In his article on the Treaty of Waitangi (Opinion ODT 10.6.24) Dr Harry Love is no doubt entitled to his cheap-skate rationalism, though fly comments about the Anglican Church having given up on God and vapourings about a new priesthood taking over Aotearoa scarcely fill one with confidence.

His polemic against the covenantal dimension to the Treaty as being fundamental to Māori and the Crown at the time runs clean contrary to Māori perception and to the magisterial research of such as Anne Salmond and Claudia Orange.

No doubt he has done us a service, though, by articulating so well the difficulties of some Pākehā minds in relationship to bicultural issues.

Peter Matheson
Maori Hill

 

No need to correct one’s memory regarding war

D. Crooks need not bother "correcting" my memory (Letters ODT 10.6.24) because the facts of the matter do not depend on it. After World War 1 Palestine became a British mandate. Some politicians decided it would be a good idea to permit European Jews to emigrate and live there, but there was never any intention to create a separate state.

The United Nations, however, hatched a plan to partition Palestine.

Naturally, the Palestinians didn’t like the idea of losing 56% of their country and a civil war broke out.

The British tried to keep the peace but the Jews attacked them and drove them out. The state of Israel was born of war and terrorism.

Talk of a "two-state solution" is just a smokescreen to disguise that fact.

Dennis Horne
Oxford

 

[Abridged — editor]

 

Good v evil

I would like to comment on the responses to my letters (8.5.24, 6.6.24) regarding the situation in Gaza, by Dennis Horne and J. Fincham.

It would seem, that both correspondents are firm supporters of the Hamas regime in Gaza and object to my assertion that anyone supporting these terrorists is morally corrupt. They excuse the fact that Hamas use their own people as human shields to protect themselves from IDF military strikes.

Hamas know that the tragic killing of innocent Gazan citizens as part of collateral damage, will enable pressure to be brought to bear on Israel to desist in their intention of wiping them out.

The above correspondents are of the view that the conflict is the oppressors against the oppressed.

I am of the view that it is the good against the evil.

Dave Tackney
Fairfield

 

[Abridged — editor]

 

Building things and the voice of the people

Vox populi — the voice of the people.
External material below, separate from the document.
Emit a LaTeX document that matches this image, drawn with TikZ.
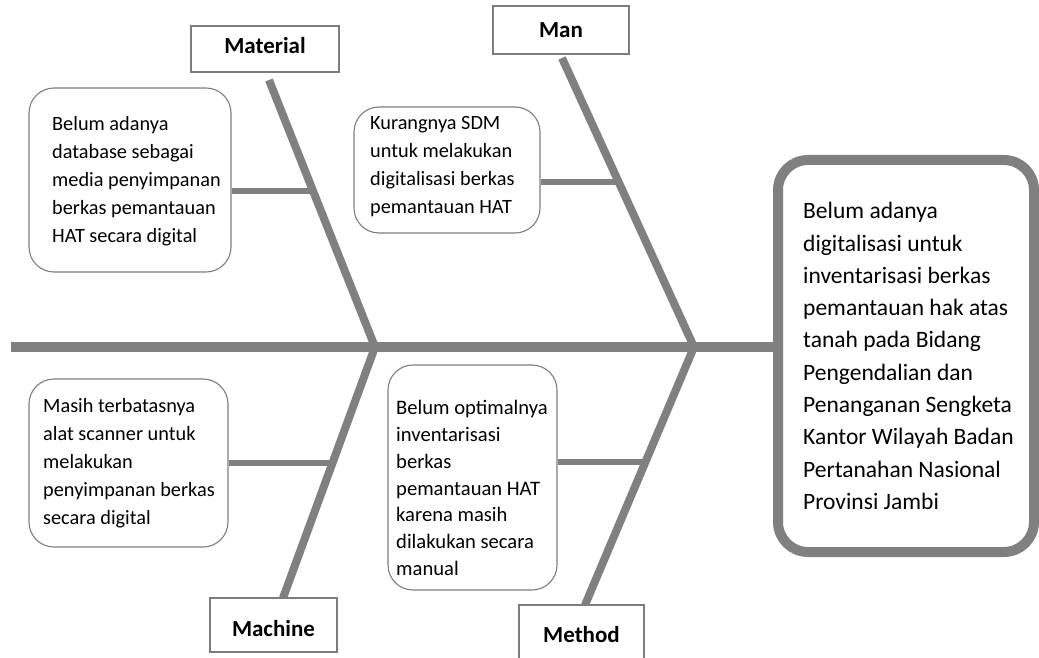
\documentclass[tikz,border=0pt]{standalone}
\usepackage{fontspec}
\setmainfont{Carlito}
\usetikzlibrary{calc}
\definecolor{bone}{RGB}{128,128,128}
\definecolor{edgec}{RGB}{125,125,125}
\begin{document}
\begin{tikzpicture}[x=1pt,y=-1pt,
  catbox/.style={draw=edgec, line width=1.3pt, fill=white, inner sep=0pt, font=\fontsize{23}{26}\selectfont\bfseries},
  causebox/.style={draw=edgec, line width=1.1pt, fill=white, rounded corners=25pt, inner sep=0pt},
  causetext/.style={anchor=west, align=left, inner sep=0pt, font=\fontsize{20.3}{28}\selectfont},
  mainbox/.style={draw=bone, line width=10pt, fill=white, rounded corners=30pt, inner sep=0pt},
  maintext/.style={anchor=west, align=left, inner sep=0pt, font=\fontsize{23.5}{32.3}\selectfont},
  bonel/.style={draw=bone, line width=8pt},
  subbone/.style={draw=bone, line width=6pt},
  spine/.style={draw=bone, line width=10pt}
]
\useasboundingbox (0,0) rectangle (1039,658);

% coordinates of the skeleton
\coordinate (tail) at (11,347);
\coordinate (J1) at (375,347);
\coordinate (J2) at (694,347);
\coordinate (matTop) at (269,80);
\coordinate (manTop) at (562,58);
\coordinate (macBot) at (283,598);
\coordinate (metBot) at (585,605);
\coordinate (s1) at (313,191);
\coordinate (s2) at (618,182);
\coordinate (s3) at (333,463);
\coordinate (s4) at (646,462);

% main effect box
\node[mainbox, minimum width=256pt, minimum height=392pt] (main) at (906,356) {};

% spine and bones
\draw[spine] (tail) -- (tail -| main.west);
\draw[bonel] (matTop) -- (J1);
\draw[bonel] (J1) -- (macBot);
\draw[bonel] (manTop) -- (J2);
\draw[bonel] (J2) -- (metBot);

% cause boxes
\node[causebox, minimum width=202pt, minimum height=184pt] (b1) at (130,180) {};
\node[causebox, minimum width=186pt, minimum height=126pt] (b2) at (447,170) {};
\node[causebox, minimum width=199pt, minimum height=168pt] (b3) at (128.5,463) {};
\node[causebox, minimum width=169pt, minimum height=225pt] (b4) at (472.5,477.5) {};

% sub-bones
\draw[subbone] (b1.east |- s1) -- (s1);
\draw[subbone] (b2.east |- s2) -- (s2);
\draw[subbone] (b3.east |- s3) -- (s3);
\draw[subbone] (b4.east |- s4) -- (s4);

% cause texts
\node[causetext] (t1) at (52,181) {Belum adanya\\database sebagai\\media penyimpanan\\berkas pemantauan\\HAT secara digital};
\node[causetext] (t2) at (370,167) {Kurangnya SDM\\untuk melakukan\\digitalisasi berkas\\pemantauan HAT};
\node[causetext] (t3) at (43,463) {Masih terbatasnya\\alat scanner untuk\\melakukan\\penyimpanan berkas\\secara digital};
\node[causetext, font=\fontsize{20.6}{26.7}\selectfont] (t4) at (396,488) {Belum optimalnya\\inventarisasi\\berkas\\pemantauan HAT\\karena masih\\dilakukan secara\\manual};

% main text
\node[maintext] (mt) at (803,356) {Belum adanya\\digitalisasi untuk\\inventarisasi berkas\\pemantauan hak atas\\tanah pada Bidang\\Pengendalian dan\\Penanganan Sengketa\\Kantor Wilayah Badan\\Pertanahan Nasional\\Provinsi Jambi};

% category labels
\node[catbox, minimum width=148pt, minimum height=46pt, text depth=8pt] (mat) at (265,49) {Material};
\node[catbox, minimum width=136pt, minimum height=48pt] (man) at (561,30) {Man};
\node[catbox, minimum width=127pt, minimum height=54pt, text height=23pt] (mac) at (273.5,625) {Machine};
\node[catbox, minimum width=125pt, minimum height=60pt] (met) at (581.5,635) {Method};
\end{tikzpicture}
\end{document}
A voice exercised not only at the ballot box, but throughout a government’s term of office — and, as such, a tenet of true democracy.

A concept, however, that Shane Jones, Minister for Resources, either fails to — or willfully refuses to — acknowledge.
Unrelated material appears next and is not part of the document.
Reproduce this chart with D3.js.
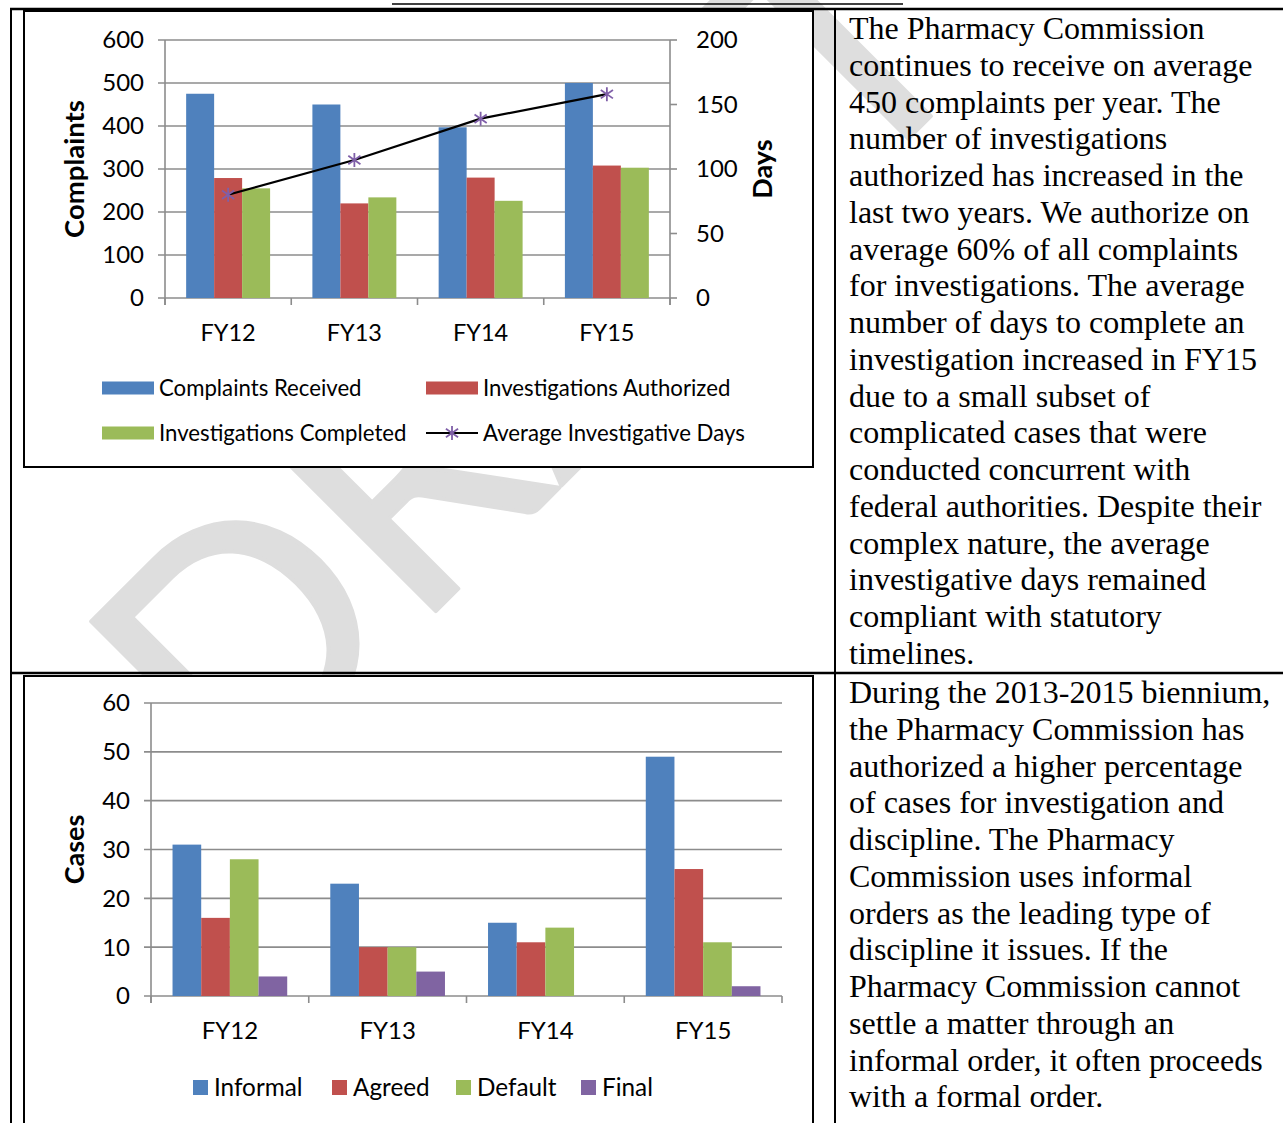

Despite his relentless, metaphor-mangling rhetoric that the election of the current government somehow gives it an inviolable mandate to pursue their proposed fast-track consents process, an opposing vox populi is getting louder by the day.
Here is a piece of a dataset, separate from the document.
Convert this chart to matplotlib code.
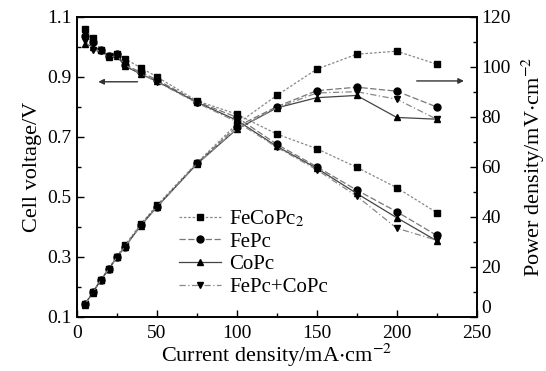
import matplotlib
matplotlib.use("Agg")
import matplotlib.pyplot as plt
from matplotlib.lines import Line2D

plt.rcParams['font.family'] = ['Liberation Serif', 'DejaVu Serif']
plt.rcParams['mathtext.fontset'] = 'stix'

current = [5, 10, 15, 20, 25, 30, 40, 50, 75, 100, 125, 150, 175, 200, 225]
names = ["FeCoPc$_2$", "FePc", "CoPc", "FePc+CoPc"]

v_fecopc2 = [1.058, 1.03, 0.99, 0.97, 0.975, 0.96, 0.93, 0.90, 0.82, 0.775, 0.709, 0.66, 0.598, 0.53, 0.447]
v_fepc = [1.035, 1.017, 0.99, 0.97, 0.975, 0.94, 0.915, 0.89, 0.817, 0.765, 0.675, 0.60, 0.522, 0.45, 0.371]
v_copc = [1.01, 1.0, 0.99, 0.965, 0.97, 0.936, 0.909, 0.885, 0.815, 0.755, 0.668, 0.595, 0.511, 0.43, 0.353]
v_mix = [1.02, 0.99, 0.985, 0.965, 0.97, 0.94, 0.91, 0.883, 0.813, 0.75, 0.665, 0.59, 0.502, 0.395, 0.355]

p_fecopc2 = [5.0, 9.8, 14.8, 19.2, 24.0, 28.5, 37.0, 44.5, 61.5, 77.0, 88.5, 99.0, 105.0, 106.2, 101.0]
p_fepc = [4.9, 9.7, 14.7, 19.0, 23.8, 28.0, 36.7, 44.0, 61.3, 76.0, 84.0, 90.4, 91.8, 90.2, 83.9]
p_copc = [4.8, 9.6, 14.6, 19.0, 23.7, 27.8, 36.4, 43.8, 61.0, 75.0, 83.5, 87.6, 88.5, 79.7, 79.0]
p_mix = [4.8, 9.6, 14.6, 19.0, 23.7, 27.9, 36.5, 43.8, 61.0, 75.0, 83.5, 89.5, 90.0, 87.0, 79.0]

voltages = [v_fecopc2, v_fepc, v_copc, v_mix]
powers = [p_fecopc2, p_fepc, p_copc, p_mix]
markers = ['s', 'o', '^', 'v']
linestyles = [(0, (2, 1.5)), (0, (5, 2)), '-', (0, (5, 2, 1, 2))]
linecolors = ['#888888', '#777777', '#444444', '#888888']

fig = plt.figure(figsize=(5.46, 3.71), dpi=100)
ax = fig.add_axes([0.1405, 0.1464, 0.7326, 0.8086])
ax2 = ax.twinx()

handles = []
for v, p, m, ls, lc, nm in zip(voltages, powers, markers, linestyles, linecolors, names):
    ax.plot(current, v, linestyle=ls, color=lc, lw=0.9, marker=m, ms=5,
            mfc='black', mec='black')
    ax2.plot(current, p, linestyle=ls, color=lc, lw=0.9, marker=m, ms=5,
             mfc='black', mec='black')
    handles.append(Line2D([], [], linestyle=ls, color=lc, lw=0.9, marker=m, ms=5,
                          mfc='black', mec='black', label=nm))

ax.set_xlim(0, 250)
ax.set_ylim(0.1, 1.1)
ax2.set_ylim(0, 120)
ax.set_xticks([0, 50, 100, 150, 200, 250])
ax.set_xticks([25, 75, 125, 175, 225], minor=True)
ax.set_yticks([0.1, 0.3, 0.5, 0.7, 0.9, 1.1])
ax.set_yticklabels(['0.1', '0.3', '0.5', '0.7', '0.9', '1.1'])
ax.set_yticks([0.2, 0.4, 0.6, 0.8, 1.0], minor=True)
ax2.set_yticks([0, 20, 40, 60, 80, 100, 120])
ax2.set_yticks([10, 30, 50, 70, 90, 110], minor=True)

for a in (ax, ax2):
    a.tick_params(which='both', direction='in', labelsize=14, width=1.0)
    a.tick_params(which='major', length=5)
    a.tick_params(which='minor', length=3)
    for s in a.spines.values():
        s.set_linewidth(1.2)
ax.tick_params(axis='x', pad=6)

# lift the right-hand "0" slightly so it does not collide with "250"
ax2.yaxis.get_major_ticks()[0].label2.set_va('bottom')

ax.set_xlabel("Current density/mA$\\cdot$cm$^{-2}$", fontsize=16, labelpad=0)
ax.set_ylabel("Cell voltage/V", fontsize=16, labelpad=4)
ax2.set_ylabel("Power density/mV$\\cdot$cm$^{-2}$", fontsize=16, labelpad=6)

ax.annotate('', xy=(13.5, 0.883), xytext=(38, 0.883),
            arrowprops=dict(arrowstyle='-|>', color='#333333', lw=1.0,
                            mutation_scale=8, shrinkA=0, shrinkB=0))
ax2.annotate('', xy=(242, 94.3), xytext=(212.5, 94.3),
             arrowprops=dict(arrowstyle='-|>', color='#333333', lw=1.0,
                             mutation_scale=8, shrinkA=0, shrinkB=0))

ax.legend(handles=handles, loc='upper left', bbox_to_anchor=(0.22, 0.41),
          frameon=False, fontsize=15, handlelength=2.0, handletextpad=0.4,
          labelspacing=0.15, borderpad=0.2)

fig.savefig("out.png", dpi=100)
Protests against the Bill around the country are one indication.

Of greater significance, is the record-setting 27,000 submissions to the select committee considering the Bill.

Indeed, so many of these submitters sought to appear before the committee it was forced it to hold a ballot for the limited spaces available.

This, then, will be a test case, a true test of our democracy.

Will this government hear and respond to the voice of the people?

Or will it continue — as it has in so many instances in its eight months in office — to ignore that voice, and deny democracy in the process?

Max Reid
Mornington

 

Strange ideas

Shane Jones, who is quick to remind us that he has a "mandate" (despite the small number of votes his party secured), seems to have a very limited notion of the rights of others.

Pushing ahead with a fast-track plan for drilling for planet-injuring oil and gas, he has now told a journalist he will recommend to Cabinet that they negotiate long-term contracts with companies so that a future Labour-led government could not stop fossil fuel drilling.

The man has a very strange idea of democracy if he wants to tie the hands of future governments and block the wishes of their voters.